Bipolar disorder genetics: Using bioinformatics to guide an investigation of Epistasis.

摘要

This dissertation presents an interrogation of the complex genetic etiology of bipolar disorder (BP). Rather than a single variant resulting in disease, many genetic mechanisms likely contribute to BP's pathophysiology. This work focuses on epistasis, or interactions between genes. Although there is much support for epistasis in BP susceptibility, its identification has been challenging due to lack of adequate genome coverage and sample sizes. The advent of genome-wide association studies has addressed the issue of coverage. The Psychiatric GWAS Consortium provides an unprecedented sample size (11,974 cases and 51,792 controls). Additionally, the field of bioinformatics has made impressive progress in cataloging genetic variants. With the entire genomes of tens of thousands of subjects at our disposal and the ever-expanding annotation of bioinformatics resources to guide our search, we set out to explore epistasis in BP.;The first chapter examined evidence for pairwise epistasis in logistic regression models between ANK3 and genes with bioinformatics support for such interactions.
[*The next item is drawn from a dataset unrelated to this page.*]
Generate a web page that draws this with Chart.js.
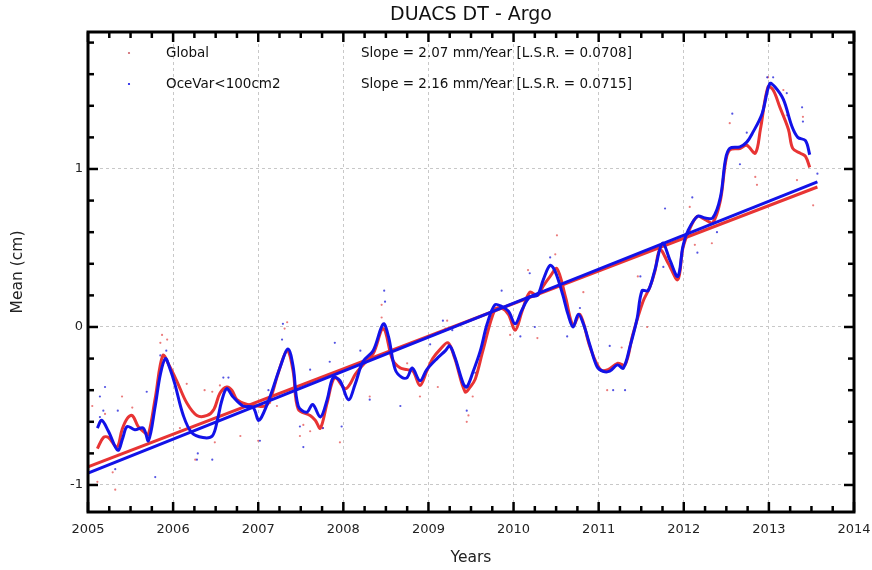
<!DOCTYPE html>
<html><head><meta charset="utf-8">
<script src="https://cdn.jsdelivr.net/npm/chart.js@4/dist/chart.umd.min.js"></script>
<style>html,body{margin:0;padding:0;background:#fff}#wrap{width:872px;height:570px;position:relative}</style>
</head><body><div id="wrap"><canvas id="c" width="872" height="570"></canvas></div>
<script>
const titleText = 'DUACS DT - Argo';
const xTitle = 'Years';
const yTitle = 'Mean (cm)';
const seriesNames = ['Global', 'OceVar<100cm2'];
const slopeLabels = ['Slope = 2.07 mm/Year [L.S.R. = 0.0708]', 'Slope = 2.16 mm/Year [L.S.R. = 0.0715]'];
const xTickYears = [2005,2006,2007,2008,2009,2010,2011,2012,2013,2014];
const yTickValues = [-1,0,1];

// smoothed OceVar<100cm2 (blue)
const blueYears = [2005.11,2005.16,2005.24,2005.35,2005.41,2005.46,2005.55,2005.65,2005.71,2005.79,2005.85,2005.91,2005.96,2006.02,2006.12,2006.22,2006.35,2006.46,2006.52,2006.57,2006.63,2006.70,2006.82,2006.94,2007.00,2007.04,2007.14,2007.26,2007.35,2007.41,2007.47,2007.57,2007.64,2007.73,2007.81,2007.88,2007.96,2008.06,2008.14,2008.23,2008.35,2008.47,2008.53,2008.61,2008.69,2008.75,2008.81,2008.90,2008.98,2009.10,2009.20,2009.25,2009.31,2009.41,2009.45,2009.52,2009.61,2009.69,2009.78,2009.86,2009.94,2010.02,2010.10,2010.19,2010.28,2010.35,2010.43,2010.49,2010.58,2010.64,2010.70,2010.76,2010.82,2010.90,2010.98,2011.05,2011.13,2011.22,2011.29,2011.37,2011.45,2011.51,2011.58,2011.66,2011.75,2011.84,2011.93,2011.99,2012.05,2012.16,2012.25,2012.34,2012.43,2012.49,2012.54,2012.66,2012.74,2012.81,2012.92,2013.01,2013.07,2013.17,2013.27,2013.34,2013.43,2013.48];
const blueMean = [-0.64,-0.59,-0.66,-0.78,-0.70,-0.63,-0.65,-0.64,-0.72,-0.50,-0.30,-0.20,-0.26,-0.36,-0.56,-0.67,-0.70,-0.69,-0.59,-0.47,-0.39,-0.44,-0.50,-0.51,-0.59,-0.57,-0.44,-0.25,-0.14,-0.25,-0.50,-0.54,-0.49,-0.57,-0.46,-0.32,-0.34,-0.46,-0.36,-0.22,-0.15,0.02,-0.06,-0.27,-0.32,-0.32,-0.26,-0.34,-0.27,-0.20,-0.15,-0.12,-0.19,-0.36,-0.38,-0.29,-0.15,0.02,0.14,0.13,0.10,0.02,0.11,0.19,0.20,0.30,0.39,0.35,0.20,0.08,0.00,0.08,0.02,-0.12,-0.25,-0.28,-0.28,-0.24,-0.26,-0.12,0.05,0.23,0.23,0.36,0.53,0.42,0.32,0.51,0.61,0.70,0.69,0.69,0.82,1.06,1.13,1.14,1.17,1.23,1.35,1.54,1.52,1.44,1.27,1.20,1.18,1.09];

// smoothed Global (red)
const redYears = [2005.11,2005.18,2005.24,2005.34,2005.40,2005.46,2005.52,2005.59,2005.67,2005.71,2005.79,2005.88,2005.96,2006.05,2006.16,2006.28,2006.40,2006.48,2006.55,2006.63,2006.69,2006.75,2006.87,2006.99,2007.08,2007.14,2007.23,2007.34,2007.41,2007.47,2007.61,2007.67,2007.73,2007.81,2007.90,2008.02,2008.08,2008.14,2008.23,2008.35,2008.47,2008.58,2008.67,2008.75,2008.82,2008.90,2008.98,2009.05,2009.14,2009.23,2009.31,2009.43,2009.49,2009.55,2009.64,2009.78,2009.86,2009.94,2010.02,2010.10,2010.19,2010.28,2010.35,2010.43,2010.51,2010.61,2010.70,2010.78,2010.90,2011.02,2011.11,2011.22,2011.31,2011.40,2011.52,2011.60,2011.66,2011.72,2011.82,2011.93,2011.99,2012.07,2012.16,2012.25,2012.34,2012.43,2012.49,2012.54,2012.66,2012.74,2012.84,2012.90,2012.99,2013.05,2013.13,2013.23,2013.28,2013.37,2013.43,2013.48];
const redMean = [-0.77,-0.70,-0.70,-0.76,-0.65,-0.58,-0.56,-0.63,-0.67,-0.68,-0.45,-0.18,-0.25,-0.35,-0.48,-0.56,-0.56,-0.52,-0.42,-0.38,-0.40,-0.46,-0.49,-0.50,-0.50,-0.46,-0.30,-0.15,-0.28,-0.52,-0.56,-0.59,-0.64,-0.48,-0.32,-0.39,-0.36,-0.30,-0.24,-0.17,-0.01,-0.21,-0.26,-0.27,-0.28,-0.37,-0.28,-0.20,-0.14,-0.10,-0.20,-0.41,-0.38,-0.33,-0.15,0.11,0.12,0.08,-0.02,0.10,0.22,0.20,0.26,0.32,0.37,0.19,0.01,0.08,-0.13,-0.27,-0.27,-0.23,-0.24,-0.05,0.16,0.25,0.35,0.49,0.40,0.30,0.50,0.62,0.70,0.68,0.66,0.80,1.04,1.12,1.13,1.15,1.10,1.25,1.52,1.50,1.39,1.25,1.13,1.10,1.08,1.01];

// raw samples (dots)
const redDotYears = [2005.05,2005.20,2005.87,2005.93,2005.85,2005.40,2005.52,2005.29,2005.32,2005.11,2006.16,2006.37,2006.46,2006.55,2007.00,2006.79,2006.08,2006.49,2006.26,2007.22,2007.14,2007.31,2007.34,2008.45,2008.45,2009.20,2007.49,2007.61,2007.76,2007.96,2007.53,2008.75,2008.90,2008.31,2009.11,2009.45,2009.47,2010.51,2010.49,2010.17,2010.28,2010.82,2011.10,2011.27,2011.57,2011.46,2009.52,2009.22,2009.96,2012.54,2012.84,2012.86,2012.99,2013.17,2013.21,2013.40,2013.33,2013.52,2012.33,2012.13,2012.07,2011.80];
const redDotValues = [-0.50,-0.55,-0.05,-0.08,-0.10,-0.44,-0.51,-0.92,-1.03,-0.98,-0.36,-0.40,-0.41,-0.37,-0.72,-0.69,-0.64,-0.73,-0.84,-0.50,-0.48,-0.01,0.03,0.14,0.06,-0.01,-0.69,-0.66,-0.64,-0.73,-0.62,-0.23,-0.44,-0.44,-0.38,-0.60,-0.56,0.58,0.46,0.36,-0.07,0.22,-0.40,-0.13,0.00,0.32,-0.44,0.04,-0.05,1.29,0.95,0.90,1.58,1.50,1.34,1.33,0.93,0.77,0.53,0.52,0.76,0.44];
const blueDotYears = [2005.85,2005.92,2005.14,2005.20,2005.18,2005.35,2005.69,2006.28,2006.46,2006.29,2006.59,2006.65,2007.02,2005.79,2005.32,2007.12,2005.14,2007.29,2007.28,2008.49,2008.48,2007.90,2007.84,2007.61,2007.49,2007.53,2007.76,2007.98,2008.67,2008.20,2008.31,2009.02,2009.28,2009.45,2010.43,2010.19,2009.86,2010.25,2010.08,2010.63,2010.78,2011.17,2011.31,2009.17,2011.49,2011.13,2009.55,2011.78,2012.10,2012.57,2012.74,2012.98,2013.05,2013.21,2013.39,2013.40,2013.57,2012.66,2012.39,2012.16,2011.76];
const blueDotValues = [-0.18,-0.15,-0.44,-0.38,-0.53,-0.53,-0.41,-0.84,-0.84,-0.80,-0.32,-0.32,-0.72,-0.95,-0.90,-0.40,-0.57,0.02,-0.08,0.16,0.23,-0.10,-0.22,-0.27,-0.63,-0.76,-0.64,-0.63,-0.50,-0.15,-0.46,-0.11,-0.02,-0.53,0.44,0.34,0.23,0.00,-0.06,-0.06,0.12,-0.40,-0.40,0.04,0.32,-0.12,-0.29,0.75,0.82,1.35,1.23,1.58,1.58,1.48,1.39,1.30,0.97,1.03,0.60,0.47,0.38];

// linear trends
const trendYears = [2005.0, 2013.57];
const redTrend = [-0.886, 0.886];
const blueTrend = [-0.925, 0.918];

const RED = 'rgb(232,52,52)';
const BLUE = 'rgb(18,18,232)';
const pts = (xs, ys) => xs.map((x, i) => ({x, y: ys[i]}));

const frame = {
  id: 'frame',
  afterDraw(chart) {
    const {ctx, chartArea: a, scales: {x, y}} = chart;
    ctx.save();
    ctx.strokeStyle = '#000';
    ctx.lineWidth = 2.5;
    ctx.lineCap = 'butt';
    const tick = (x1, y1, x2, y2) => { ctx.beginPath(); ctx.moveTo(x1, y1); ctx.lineTo(x2, y2); ctx.stroke(); };
    for (let q = 0; q <= 36; q++) {
      const v = 2005 + q * 0.25;
      const px = x.getPixelForValue(v);
      const len = q % 4 === 0 ? 10 : 6;
      tick(px, a.bottom, px, a.bottom - len);
      tick(px, a.top, px, a.top + len);
    }
    for (let k = -6; k <= 9; k++) {
      const v = k * 0.2;
      if (v < y.min || v > y.max) continue;
      const py = y.getPixelForValue(v);
      const len = k % 5 === 0 ? 10 : 6;
      tick(a.left, py, a.left + len, py);
      tick(a.right, py, a.right - len, py);
    }
    ctx.lineWidth = 3;
    ctx.strokeRect(a.left, a.top, a.right - a.left, a.bottom - a.top);
    // title
    ctx.fillStyle = '#111';
    ctx.textBaseline = 'middle';
    ctx.textAlign = 'center';
    ctx.font = '19px "DejaVu Sans"';
    ctx.fillText(titleText, (a.left + a.right) / 2, 15);
    // legend
    ctx.font = '13.5px "DejaVu Sans"';
    ctx.textAlign = 'left';
    const rows = [a.top + 21, a.top + 52];
    const cols = ['rgba(200,80,90,0.9)', BLUE];
    rows.forEach((ry, i) => {
      ctx.fillStyle = cols[i];
      ctx.beginPath(); ctx.arc(a.left + 41, ry, 1.1, 0, Math.PI * 2); ctx.fill();
      ctx.fillStyle = '#111';
      ctx.fillText(seriesNames[i], a.left + 78, ry);
      ctx.fillText(slopeLabels[i], a.left + 273, ry);
    });
    ctx.restore();
  }
};

const font = (size) => ({family: '"DejaVu Sans", sans-serif', size, weight: 'normal'});

new Chart(document.getElementById('c'), {
  type: 'line',
  data: {
    datasets: [
      {type: 'line', data: pts(blueYears, blueMean), borderColor: BLUE, borderWidth: 3, pointRadius: 0, tension: 0.35, fill: false},
      {type: 'line', data: pts(trendYears, blueTrend), borderColor: BLUE, borderWidth: 3, pointRadius: 0, fill: false},
      {type: 'line', data: pts(redYears, redMean), borderColor: RED, borderWidth: 3, pointRadius: 0, tension: 0.35, fill: false},
      {type: 'line', data: pts(trendYears, redTrend), borderColor: RED, borderWidth: 3, pointRadius: 0, fill: false},
      {type: 'scatter', data: pts(blueDotYears, blueDotValues), backgroundColor: 'rgba(40,40,220,0.8)', borderWidth: 0, pointRadius: 1.1},
      {type: 'scatter', data: pts(redDotYears, redDotValues), backgroundColor: 'rgba(230,90,90,0.8)', borderWidth: 0, pointRadius: 1.1}
    ]
  },
  options: {
    responsive: false, animation: false, devicePixelRatio: 1,
    layout: {padding: {left: 0, right: 18, top: 32, bottom: 0}},
    plugins: {
      legend: {display: false}, tooltip: {enabled: false}, title: {display: false}
    },
    scales: {
      x: {
        type: 'linear', min: 2005, max: 2014,
        afterFit: s => { s.height = 58; s.paddingLeft = 0; s.paddingRight = 0; },
        afterBuildTicks: s => { s.ticks = xTickYears.map(v => ({value: v})); },
        ticks: {callback: v => String(v), font: font(13), color: '#222', padding: 10, maxRotation: 0, autoSkip: false},
        grid: {color: '#c8c8c8', lineWidth: 1, drawTicks: false},
        border: {display: false, dash: [3, 3]},
        title: {display: true, text: xTitle, font: font(15.5), color: '#222', padding: {top: 0, bottom: 2.7}}
      },
      y: {
        type: 'linear', min: -1.171, max: 1.867,
        afterFit: s => { s.width = 88; s.paddingTop = 0; s.paddingBottom = 0; },
        afterBuildTicks: s => { s.ticks = yTickValues.map(v => ({value: v})); },
        ticks: {callback: v => String(v), font: font(13), color: '#222', padding: 5},
        grid: {color: '#c8c8c8', lineWidth: 1, drawTicks: false},
        border: {display: false, dash: [3, 3]},
        title: {display: true, text: yTitle, font: font(15.5), color: '#222', padding: {top: 8.7, bottom: 0}}
      }
    }
  },
  plugins: [frame]
});
</script>
</body></html>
We found intriguing evidence for interactions between ANK3 and voltage-gated potassium channel genes KCNQ2 and KCNQ3. Intrigued by strong biological support for these interactions, in chapter two we reviewed the evidence for how these genes, and ion channels in general, may relate to the BP phenotype. In chapter three, we searched for higher-order interactions using Monte Carlo Logic Regression to prioritize combinations of SNPs for replication with logistic regression. Unfortunately, none of our findings were significant. Finally, in chapter four, we attempted a subphenotype association analysis of suicidality in mood disorder patients within the candidate serotonin pathway, which has been extensively though inconclusively studied. Again, none of our findings survived corrections for multiple testing, but the serotonin receptor gene HTR7 appeared to be suggestively associated across the four different analyses.;This dissertation applies biologically-informed decisions to the investigation of the otherwise intractable undertaking of studying epistasis in high-dimensional datasets. Despite rigorous attempts to methodically interrogate regions of the genome, some of our results were inconclusive while others were null. However, the ANK3-KCNQ2/3 interaction finding is an encouraging result with exciting implications that are worthy of additional investigation.